Parece contradictorio que estos padres tan preocupados puedan ser peores padres, pero así es. Pienso en todas las veces que he dejado de ver el camino para revisar si mi hijo está en el asiento trasero. Todas las veces que recibí a mi hijo con un silencio sepulcral porque estaba aturdida por mi propia ansiedad. Mi obsesión con la seguridad no me está ayudando a mantenerlo seguro, sino que se ha convertido en una distracción peligrosa.

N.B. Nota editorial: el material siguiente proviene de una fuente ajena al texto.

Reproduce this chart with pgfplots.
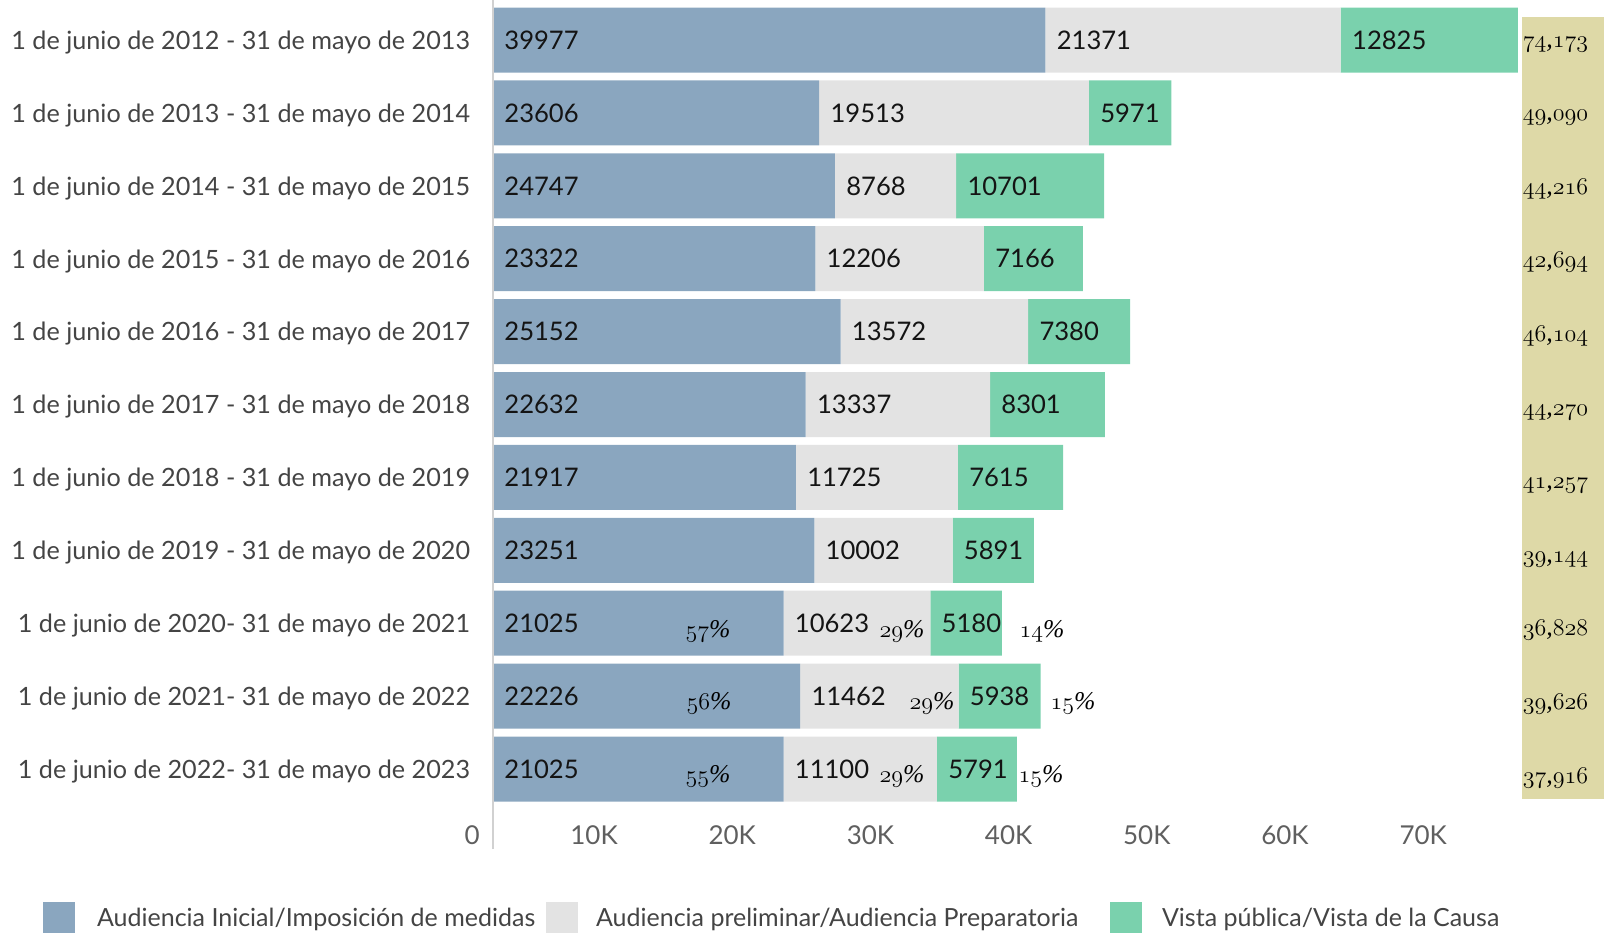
\documentclass[border=0pt]{standalone}
\usepackage{fontspec}
\setmainfont{Lato}
\newfontfamily\serifit{Liberation Serif}
\usepackage{pgfplots}
\pgfplotsset{compat=1.18}
\usepackage{pgfplotstable}
\definecolor{cA}{RGB}{138,166,191}
\definecolor{cB}{RGB}{227,227,227}
\definecolor{cC}{RGB}{122,209,173}
\definecolor{cT}{RGB}{222,217,167}
\definecolor{lbl}{RGB}{68,68,68}
\definecolor{tck}{RGB}{95,95,95}
\newcommand\osn[1]{{\usefont{OML}{lmm}{m}{it}#1}}
\newcommand\sit[1]{{\serifit\itshape #1}}
\newcommand\tot[2]{\osn{#1}\sit{,}\osn{#2}}
\newcommand\pc[1]{\osn{#1}\sit{\%}}
\pgfplotsset{sqlegend/.style={legend image code/.code={\fill[##1,draw=none] (0pt,-7.75pt) rectangle (16pt,7.75pt);}},
  frame/.style={at={(246.5pt,42pt)}, anchor=south west,
  scale only axis, width=555.5pt, height=424.5pt,
  xmin=0, xmax=80400, ymin=-1.097, ymax=10.549, clip=false}}
\tikzset{
  val/.style={anchor=west, inner sep=0pt, xshift=5.5pt, text depth=0pt, font=\fontsize{12.8}{15}\selectfont, text=black!92},
  tt/.style={anchor=base west, inner sep=0pt, xshift=0.3pt, font=\fontsize{13}{15}\selectfont, text=black},
  pp/.style={anchor=base, inner sep=0pt, font=\fontsize{12.8}{15}\selectfont, text=black},
}
% y = 10 - row (row 0 = 2012-2013 at top)
\pgfplotstableread{
y a b c
10 39977 21371 12825
9 23606 19513 5971
8 24747 8768 10701
7 23322 12206 7166
6 25152 13572 7380
5 22632 13337 8301
4 21917 11725 7615
3 23251 10002 5891
2 21025 10623 5180
1 22226 11462 5938
0 21025 11100 5791
}\data
\begin{document}
\begin{tikzpicture}
\useasboundingbox (0,0) rectangle (802pt,466.5pt);
\begin{axis}[
  frame,
  xbar stacked, bar width=32.5pt,
  axis line style={draw=none},
  major tick length=0pt,
  xtick={0,10000,20000,30000,40000,50000,60000,70000},
  xticklabels={0,10K,20K,30K,40K,50K,60K,70K},
  scaled x ticks=false,
  xticklabel style={anchor=north east, inner sep=0pt, xshift=-6.5pt, yshift=12pt, text depth=0pt, font=\fontsize{13}{15}\selectfont, text=tck},
  ytick={0,1,2,3,4,5,6,7,8,9,10},
  yticklabels={
    1 de junio de 2022- 31 de mayo de 2023,
    1 de junio de 2021- 31 de mayo de 2022,
    1 de junio de 2020- 31 de mayo de 2021,
    1 de junio de 2019 - 31 de mayo de 2020,
    1 de junio de 2018 - 31 de mayo de 2019,
    1 de junio de 2017 - 31 de mayo de 2018,
    1 de junio de 2016 - 31 de mayo de 2017,
    1 de junio de 2015 - 31 de mayo de 2016,
    1 de junio de 2014 - 31 de mayo de 2015,
    1 de junio de 2013 - 31 de mayo de 2014,
    1 de junio de 2012 - 31 de mayo de 2013},
  yticklabel style={anchor=east, inner sep=0pt, xshift=-11.25pt, text depth=0pt, font=\fontsize{12.6}{15}\selectfont, text=lbl},
  legend columns=3,
  legend cell align=left,
  legend style={at={(-0.405,-0.0624)}, anchor=north west, draw=none, fill=none, inner sep=0pt, outer sep=0pt,
    font=\fontsize{12.5}{15}\selectfont, text=lbl,
    nodes={inner sep=0pt, text depth=0pt},
    cells={anchor=west}},
]
\fill[cT] (axis cs:74463,10.316) rectangle (axis cs:80400,-0.41);
\draw[black!18, line width=1pt] (rel axis cs:0,0) -- (rel axis cs:0,1);
\addplot[fill=cA, draw=none, sqlegend] table[x=a, y=y] {\data};
\addlegendentry{\makebox[235.5pt][l]{\hspace{11pt}Audiencia Inicial/Imposición de medidas}}
\addplot[fill=cB, draw=none, sqlegend] table[x=b, y=y] {\data};
\addlegendentry{\makebox[266pt][l]{\hspace{9pt}Audiencia preliminar/Audiencia Preparatoria}}
\addplot[fill=cC, draw=none, sqlegend] table[x=c, y=y] {\data};
\addlegendentry{\hspace{10pt}Vista pública/Vista de la Causa}
\end{axis}
\begin{axis}[frame, hide axis]
% segment labels
\node[val] at (axis cs:0,10) {39977};
\node[val] at (axis cs:39977,10) {21371};
\node[val] at (axis cs:61348,10) {12825};
\node[val] at (axis cs:0,9) {23606};
\node[val] at (axis cs:23606,9) {19513};
\node[val] at (axis cs:43119,9) {5971};
\node[val] at (axis cs:0,8) {24747};
\node[val] at (axis cs:24747,8) {8768};
\node[val] at (axis cs:33515,8) {10701};
\node[val] at (axis cs:0,7) {23322};
\node[val] at (axis cs:23322,7) {12206};
\node[val] at (axis cs:35528,7) {7166};
\node[val] at (axis cs:0,6) {25152};
\node[val] at (axis cs:25152,6) {13572};
\node[val] at (axis cs:38724,6) {7380};
\node[val] at (axis cs:0,5) {22632};
\node[val] at (axis cs:22632,5) {13337};
\node[val] at (axis cs:35969,5) {8301};
\node[val] at (axis cs:0,4) {21917};
\node[val] at (axis cs:21917,4) {11725};
\node[val] at (axis cs:33642,4) {7615};
\node[val] at (axis cs:0,3) {23251};
\node[val] at (axis cs:23251,3) {10002};
\node[val] at (axis cs:33253,3) {5891};
\node[val] at (axis cs:0,2) {21025};
\node[val] at (axis cs:21025,2) {10623};
\node[val] at (axis cs:31648,2) {5180};
\node[val] at (axis cs:0,1) {22226};
\node[val] at (axis cs:22226,1) {11462};
\node[val] at (axis cs:33688,1) {5938};
\node[val] at (axis cs:0,0) {21025};
\node[val] at (axis cs:21025,0) {11100};
\node[val] at (axis cs:32125,0) {5791};
% totals
\node[tt] at (axis cs:74463,9.904) {\tot{74}{173}};
\node[tt] at (axis cs:74463,8.894) {\tot{49}{090}};
\node[tt] at (axis cs:74463,7.885) {\tot{44}{216}};
\node[tt] at (axis cs:74463,6.875) {\tot{42}{694}};
\node[tt] at (axis cs:74463,5.866) {\tot{46}{104}};
\node[tt] at (axis cs:74463,4.856) {\tot{44}{270}};
\node[tt] at (axis cs:74463,3.846) {\tot{41}{257}};
\node[tt] at (axis cs:74463,2.837) {\tot{39}{144}};
\node[tt] at (axis cs:74463,1.827) {\tot{36}{828}};
\node[tt] at (axis cs:74463,0.818) {\tot{39}{626}};
\node[tt] at (axis cs:74463,-0.192) {\tot{37}{916}};
% shares
\node[pp] at (axis cs:15558,1.81) {\pc{57}};
\node[pp] at (axis cs:29597,1.81) {\pc{29}};
\node[pp] at (axis cs:39728,1.81) {\pc{14}};
\node[pp] at (axis cs:15631,0.81) {\pc{56}};
\node[pp] at (axis cs:31768,0.81) {\pc{29}};
\node[pp] at (axis cs:41971,0.81) {\pc{15}};
\node[pp] at (axis cs:15558,-0.19) {\pc{55}};
\node[pp] at (axis cs:29597,-0.19) {\pc{29}};
\node[pp] at (axis cs:39656,-0.19) {\pc{15}};
\end{axis}
\end{tikzpicture}
\end{document}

En mi caso, resulta que la maternidad no es más que un curso de educación continua sobre mi enfermedad mental. Lo que pensé que había superado regresó como una versión modificada. Si quiero ser una buena madre, debo encontrar un mejor equilibrio. Debo estar atenta a los riesgos, pero también debo estar presente para mi hijo. Debo enfrentar mis miedos y reanudar mi terapia de exposición. Sin embargo, esta vez no me expongo a un baño sucio: me expongo al mundo.

Ahora, cuando pienso en todas las cosas horribles que le pueden pasar a mi hijo –los accidentes, las enfermedades, los autos ardiendo— no hago a un lado mis sentimientos. Me permito experimentar el terror, siento cómo sube mi adrenalina y trato de darle la bienvenida a esta nueva sensación de no tener el control.

Es una sensación insoportable, pero me ayuda a mantener los ojos en el camino. Se vuelve más fácil con el paso del tiempo. Y cuando llego a mi destino y estoy recogiendo mis cosas para salir del auto, me permito echar un vistazo al espejo retrovisor para revisar el asiento trasero. Solo una vez. Solo para estar segura.